A major change in this senior review will be that two “flagship” missions seeking continued funding: the Cassini mission orbiting Saturn since 2004, and the Curiosity Mars rover, whose primary mission, lasting one Martian year, ends in 2014. Those missions will compete with several other Mars missions (the Mars Odyssey orbiter, Mars Reconnaissance Orbiter (MRO), the Opportunity rover, and NASA’s role on ESA’s Mars Express orbiter) and the Lunar Reconnaissance Orbiter for continued funding.

That review will be particularly challenging, Green warned, because the budget for operating missions is projected to be about the same in fiscal year 2015 as in 2014, at least in the administration’s proposals. “This will be a very interesting competition,” Green said. “We have two very expensive flagship missions, Cassini and Curiosity, which are expensive to operate even in an extended mission phase, along with a lot of our other missions, which are doing tremendous science at a lower cost. So, this particular competition we’ll have to do very carefully.”

Many in the planetary science community see the upcoming senior review as something of a planetary Thunderdome for Cassini and Curiosity: both missions will enter the review, but most expect only one mission to emerge given the limited funding available. If that happens, Curiosity is expected to have the edge, since it’s been on Mars only since 2012 while Cassini has been at Saturn since 2004, and is set to end its mission regardless of the senior review outcome with a plunge into Saturn’s atmosphere in September 2017.

Those prospects have alarmed scientists involved with the mission, particularly since there are no plans for any follow-on missions to the Saturn system for the foreseeable future. “We are very concerned that the NASA out-year budget does not have a clear allocation for the Cassini Solstice Mission for the final 3 years,” stated the final report of the July meeting of the Outer Planets Asseessment Group (OPAG), an advisory group of scientists. “[T]he unique science return from the Cassini end-of-mission observations strongly warrants full funding of the final three years of the mission.”

However, despite the concerns of the OPAG members, it’s not clear that Cassini is being singled out by the agency. The NASA FY 2014 budget proposal included no funding for 2015 and beyond in the line items for most ongoing Mars missions that would be included in the senior review. The budget proposal instead includes a line item for “Mars Extended Operations” that, at $82.3 million in 2015, is less than the combined 2014 budgets of Mars Odyssey, MRO, Opportunity, Mars Express, and Curiosity ($107.3 million).
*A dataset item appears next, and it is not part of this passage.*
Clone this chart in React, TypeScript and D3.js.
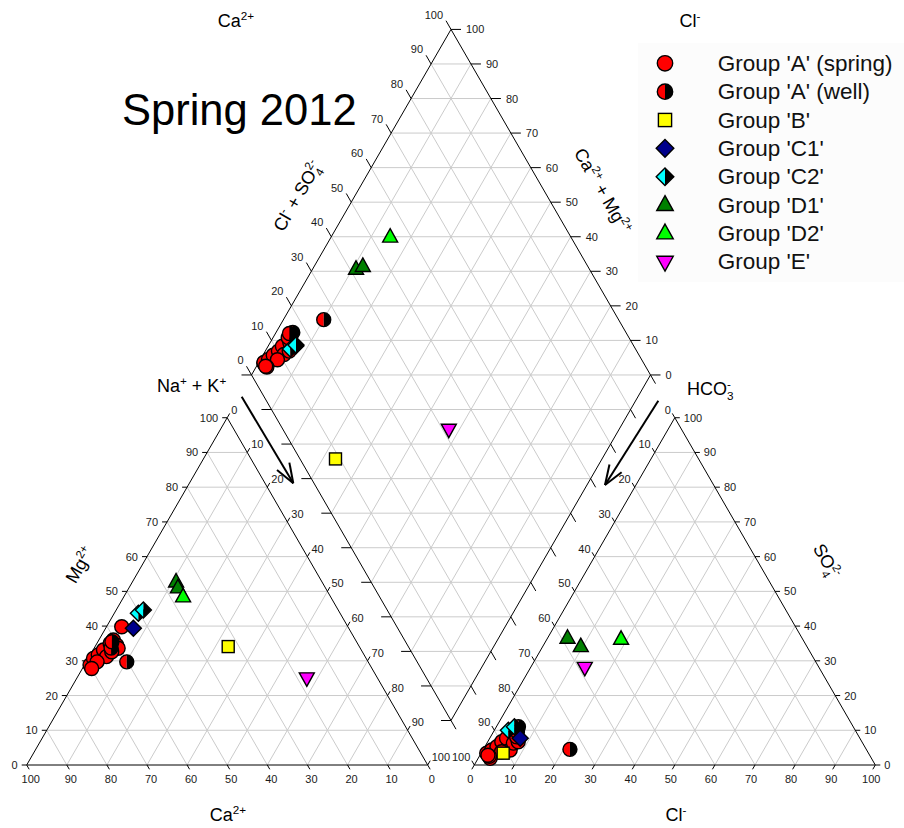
import React, { useEffect, useRef } from 'react';
import * as d3 from 'd3';

// legend groups
const groupKeys = ['As', 'Aw', 'B', 'C1', 'C2', 'D1', 'D2', 'E'];
const groupLabels = ["Group 'A' (spring)", "Group 'A' (well)", "Group 'B'", "Group 'C1'", "Group 'C2'", "Group 'D1'", "Group 'D2'", "Group 'E'"];

// samples (meq %), one entry per sample
const sampleGroup = ['As', 'As', 'As', 'As', 'As', 'As', 'As', 'As', 'As', 'As', 'As', 'As', 'As', 'Aw', 'Aw', 'Aw', 'B', 'C1', 'C2', 'C2', 'D1', 'D1', 'D2', 'E'];
const caPct = [69.8, 68.0, 66.3, 64.3, 61.7, 60.4, 60.3, 60.4, 64.5, 67.6, 69.9, 62.5, 56.4, 60.2, 62.1, 61.0, 32.7, 53.7, 50.3, 48.6, 36.4, 36.8, 36.8, 17.6];
const mgPct = [28.8, 30.7, 31.7, 33.1, 35.0, 36.0, 34.5, 33.6, 31.2, 29.7, 27.8, 32.6, 39.8, 29.7, 33.7, 35.5, 34.1, 39.4, 43.7, 44.6, 52.7, 51.0, 48.4, 25.1];
const nakPct = [1.4, 1.3, 2.0, 2.6, 3.3, 3.6, 5.2, 6.0, 4.3, 2.7, 2.3, 4.9, 3.8, 10.1, 4.2, 3.5, 33.2, 6.9, 6.0, 6.8, 10.9, 12.2, 14.8, 57.3];
const clPct = [1.4, 3.0, 2.2, 3.0, 3.5, 4.2, 6.8, 6.6, 4.9, 2.5, 2.0, 7.6, 6.5, 21.6, 5.5, 6.0, 5.5, 7.6, 3.5, 4.5, 5.0, 9.5, 18.5, 13.5];
const so4Pct = [3.4, 1.9, 4.3, 5.3, 6.7, 7.7, 4.3, 6.3, 3.8, 2.5, 2.8, 6.7, 8.1, 4.5, 11.0, 9.5, 3.4, 7.7, 10.0, 11.0, 36.5, 34.1, 36.2, 28.1];
const hco3Pct = [95.2, 95.1, 93.5, 91.7, 89.8, 88.1, 88.9, 87.1, 91.3, 95.0, 95.2, 85.7, 85.4, 73.9, 83.5, 84.5, 91.1, 84.7, 86.5, 84.5, 58.5, 56.4, 45.3, 58.4];

const tickValues = [0, 10, 20, 30, 40, 50, 60, 70, 80, 90, 100];
const gridValues = [10, 20, 30, 40, 50, 60, 70, 80, 90];

const FONT = "'Liberation Sans', Arial, sans-serif";
const S3 = Math.sqrt(3) / 2;

function App() {
  const ref = useRef(null);

  useEffect(() => {
    const svg = d3.select(ref.current);
    svg.selectAll('*').remove();

    // geometry
    const L = 401, base = 765, leftX0 = 26.7, rightX0 = 474.3;
    const Ld = 399, dcx = 451, dBottom = 720.5;

    const sx = d3.scaleLinear().domain([0, 100]).range([0, L]);
    const sy = d3.scaleLinear().domain([0, 100]).range([0, L * S3]);
    const dsx = d3.scaleLinear().domain([0, 100]).range([0, Ld / 2]);
    const dsy = d3.scaleLinear().domain([0, 100]).range([0, Ld * S3]);

    // cation triangle (mg, na+k), anion triangle (cl, so4), diamond (ca+mg, cl+so4)
    const cat = (mg, na) => [leftX0 + sx(na) + sx(mg) / 2, base - sy(mg)];
    const an = (cl, so4) => [rightX0 + sx(cl) + sx(so4) / 2, base - sy(so4)];
    const dia = (p, q) => [dcx + dsx(q) - dsx(p), dBottom - dsy(p) - dsy(q)];

    const grid = svg.append('g').attr('stroke', '#cbcbcb').attr('stroke-width', 1);
    const seg = (g, a, b) => g.append('line').attr('x1', a[0]).attr('y1', a[1]).attr('x2', b[0]).attr('y2', b[1]);

    gridValues.forEach(v => {
      // left triangle
      seg(grid, cat(v, 0), cat(v, 100 - v));
      seg(grid, cat(0, v), cat(100 - v, v));
      seg(grid, cat(100 - v, 0), cat(0, 100 - v));
      // right triangle
      seg(grid, an(0, v), an(100 - v, v));
      seg(grid, an(v, 0), an(v, 100 - v));
      seg(grid, an(100 - v, 0), an(0, 100 - v));
      // diamond
      seg(grid, dia(v, 0), dia(v, 100));
      seg(grid, dia(0, v), dia(100, v));
    });
    d3.range(10, 200, 10).forEach(s => {
      if (s <= 100) seg(grid, dia(s, 0), dia(0, s));
      else seg(grid, dia(100, s - 100), dia(s - 100, 100));
    });

    // outlines
    const axes = svg.append('g').attr('stroke', '#000').attr('stroke-width', 1).attr('fill', 'none');
    const poly = pts => axes.append('path').attr('d', d3.line()(pts) + 'Z');
    poly([cat(0, 0), cat(0, 100), cat(100, 0)]);
    poly([an(0, 0), an(100, 0), an(0, 100)]);
    poly([dia(0, 0), dia(100, 0), dia(100, 100), dia(0, 100)]);

    const tickG = svg.append('g').attr('stroke', '#000').attr('stroke-width', 1);
    const labG = svg.append('g').attr('font-family', FONT).attr('font-size', 11).attr('fill', '#1a1a1a');
    const lab = (x, y, t, anchor) => labG.append('text').attr('x', x).attr('y', y).attr('text-anchor', anchor).text(t);
    const tick = (p, dx, dy) => seg(tickG, p, [p[0] + dx, p[1] + dy]);

    tickValues.forEach(v => {
      // left triangle: Ca bottom, Mg left, Na+K right
      let p = cat(0, 100 - v);
      tick(p, 2.5, 4.3); lab(p[0] + 4, 783, v, 'middle');
      p = cat(v, 0);
      tick(p, -5, 0); lab(p[0] - 9, p[1] + 4, v, 'end');
      p = cat(100 - v, v);
      tick(p, 2.5, -4.3); lab(p[0] + 4, p[1] - 4, v, 'start');
      // right triangle: Cl bottom, SO4 right, HCO3 left
      p = an(v, 0);
      tick(p, -2.5, 4.3); lab(p[0] - 4, 783, v, 'middle');
      p = an(100 - v, v);
      tick(p, 5, 0); lab(p[0] + 9, p[1] + 4, v, 'start');
      p = an(0, 100 - v);
      tick(p, -2.5, -4.3); lab(p[0] - 4, p[1] - 4, v, 'end');
      // diamond
      p = dia(100, v);
      tick(p, -5, -8.7); lab(p[0] - 8, p[1] - 10.5, v, 'end');
      p = dia(v, 100);
      tick(p, 10, 0); lab(p[0] + 15, p[1] + 4, v, 'start');
      tick(dia(v, 0), -10, 0);
      tick(dia(0, v), 5, 8.7);
    });

    // rich text helper: parts [text, kind]
    const rich = (g, x, y, parts, size, anchor) => {
      const t = g.append('text').attr('x', x).attr('y', y).attr('text-anchor', anchor)
        .attr('font-family', FONT).attr('font-size', size).attr('fill', '#000');
      let cur = 0;
      parts.forEach(([txt, kind]) => {
        const target = kind === 'sup' || kind === 'stack' ? -size * 0.4 : kind === 'sub' ? size * 0.3 : 0;
        const ts = t.append('tspan').attr('dy', target - cur).text(txt);
        if (kind !== '') ts.attr('font-size', size * 0.65);
        if (kind === 'stack') ts.attr('dx', -size * 0.36);
        cur = target;
      });
      return t;
    };
    const rot = (cx, cy, a, parts) => {
      const g = svg.append('g').attr('transform', `translate(${cx},${cy}) rotate(${a})`);
      rich(g, 0, 6, parts, 18, 'middle');
    };

    const caT = [['Ca', ''], ['2+', 'sup']];
    const clT = [['Cl', ''], ['-', 'sup']];
    rich(svg, 236, 27, caT, 18, 'middle');
    rich(svg, 690, 27, clT, 18, 'middle');
    rich(svg, 228, 821, caT, 18, 'middle');
    rich(svg, 676, 821, clT, 18, 'middle');
    rich(svg, 157, 392, [['Na', ''], ['+', 'sup'], [' + K', ''], ['+', 'sup']], 18, 'start');
    rich(svg, 687, 395, [['HCO', ''], ['3', 'sub'], ['-', 'stack']], 18, 'start');
    rot(80, 565, -60, [['Mg', ''], ['2+', 'sup']]);
    rot(297.5, 196, -60, [['Cl', ''], ['-', 'sup'], [' + SO', ''], ['4', 'sub'], ['2-', 'stack']]);
    rot(602.5, 191, 60, [['Ca', ''], ['2+', 'sup'], [' + Mg', ''], ['2+', 'sup']]);
    rot(826.7, 561, 60, [['SO', ''], ['4', 'sub'], ['2-', 'stack']]);

    svg.append('text').attr('x', 122).attr('y', 125).attr('font-family', FONT)
      .attr('font-size', 43.5).attr('fill', '#000').text('Spring 2012');

    // arrows
    const arrow = (a, b) => {
      const g = svg.append('g').attr('stroke', '#000').attr('stroke-width', 2).attr('fill', 'none');
      seg(g, a, b);
      const ang = Math.atan2(a[1] - b[1], a[0] - b[0]);
      [-0.35, 0.35].forEach(d => {
        seg(g, b, [b[0] + 21 * Math.cos(ang + d), b[1] + 21 * Math.sin(ang + d)]);
      });
    };
    arrow([241.7, 396.7], [293.3, 483.3]);
    arrow([658.3, 400.7], [605, 485]);

    // markers
    const marker = (g, key, x, y, k) => {
      const sw = 1.4;
      const m = g.append('g').attr('transform', `translate(${x},${y}) scale(${k})`)
        .attr('stroke', '#000').attr('stroke-width', sw / k);
      const r = 7;
      if (key === 'As') m.append('circle').attr('r', r).attr('fill', '#ff0000');
      else if (key === 'Aw') {
        m.append('path').attr('d', `M0,${-r}A${r},${r} 0 0 0 0,${r}Z`).attr('fill', '#ff0000').attr('stroke', 'none');
        m.append('path').attr('d', `M0,${-r}A${r},${r} 0 0 1 0,${r}Z`).attr('fill', '#000').attr('stroke', 'none');
        m.append('circle').attr('r', r).attr('fill', 'none');
      } else if (key === 'B') m.append('rect').attr('x', -6).attr('y', -6).attr('width', 12).attr('height', 12).attr('fill', '#ffff00');
      else if (key === 'C1') m.append('path').attr('d', 'M0,-8L8,0L0,8L-8,0Z').attr('fill', '#00008b');
      else if (key === 'C2') {
        m.append('path').attr('d', 'M0,-8L0,8L-8,0Z').attr('fill', '#00ffff').attr('stroke', 'none');
        m.append('path').attr('d', 'M0,-8L8,0L0,8Z').attr('fill', '#000').attr('stroke', 'none');
        m.append('path').attr('d', 'M0,-8L8,0L0,8L-8,0Z').attr('fill', 'none');
      } else if (key === 'D1' || key === 'D2') m.append('path').attr('d', 'M0,-8.5L7.5,5L-7.5,5Z').attr('fill', key === 'D1' ? '#008000' : '#00ff00');
      else if (key === 'E') m.append('path').attr('d', 'M0,8.5L7.5,-5L-7.5,-5Z').attr('fill', '#ff00ff');
    };

    const pts = svg.append('g');
    sampleGroup.forEach((key, i) => {
      const c = cat(mgPct[i], nakPct[i]);
      marker(pts, key, c[0], c[1], 1);
    });
    sampleGroup.forEach((key, i) => {
      const a = an(clPct[i], so4Pct[i]);
      marker(pts, key, a[0], a[1], 1);
    });
    sampleGroup.forEach((key, i) => {
      const d = dia(caPct[i] + mgPct[i], 100 - hco3Pct[i]);
      marker(pts, key, d[0], d[1], 1);
    });

    // legend
    const leg = svg.append('g');
    leg.append('rect').attr('x', 638).attr('y', 43).attr('width', 266).attr('height', 239).attr('fill', '#fcfcfc');
    groupKeys.forEach((key, i) => {
      const y = 63.3 + i * 28.35;
      marker(leg, key, 665, y, 1.1);
      leg.append('text').attr('x', 717.7).attr('y', y + 7.5).attr('font-family', FONT)
        .attr('font-size', 22.5).attr('fill', '#111').text(groupLabels[i]);
    });
  }, []);

  return (
    <svg ref={ref} width={904} height={828}
      style={{ position: 'absolute', left: 0, top: 0, background: '#fff' }} />
  );
}

export default App;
There are other factors that will further complicate NASA science programs in the next year and beyond, from a proposed restructuring of NASA’s planetary science research and analysis (R&A) programs to a decision to keep education and public outreach efforts at NASA, rather that consolidate them across the federal government as proposed when the 2014 budget proposal came out in April. (The latter development means those outreach programs will have to scrounge for funds within their various projects, since there were no funds allocated for them in the 2014 budget proposal.)

The long-term effects of budget sequestration and other fiscal constrains also remain unclear, in part because people like Hertz don’t know how long they’ll be in place. Under current law, sequestration remains in effect for ten years, but budget requests from the administration assume that alternatives to it will be found that restore budgets. “If you told me that my budget would be 10 percent low forever, I would make decisions that had out-year savings,” Hertz said. “But if you tell me that I’m down 10 percent for one year, and then it comes back the next year, which is what the administration says… I make very different choices if it’s only a one-year cut than if it’s a forever cut.”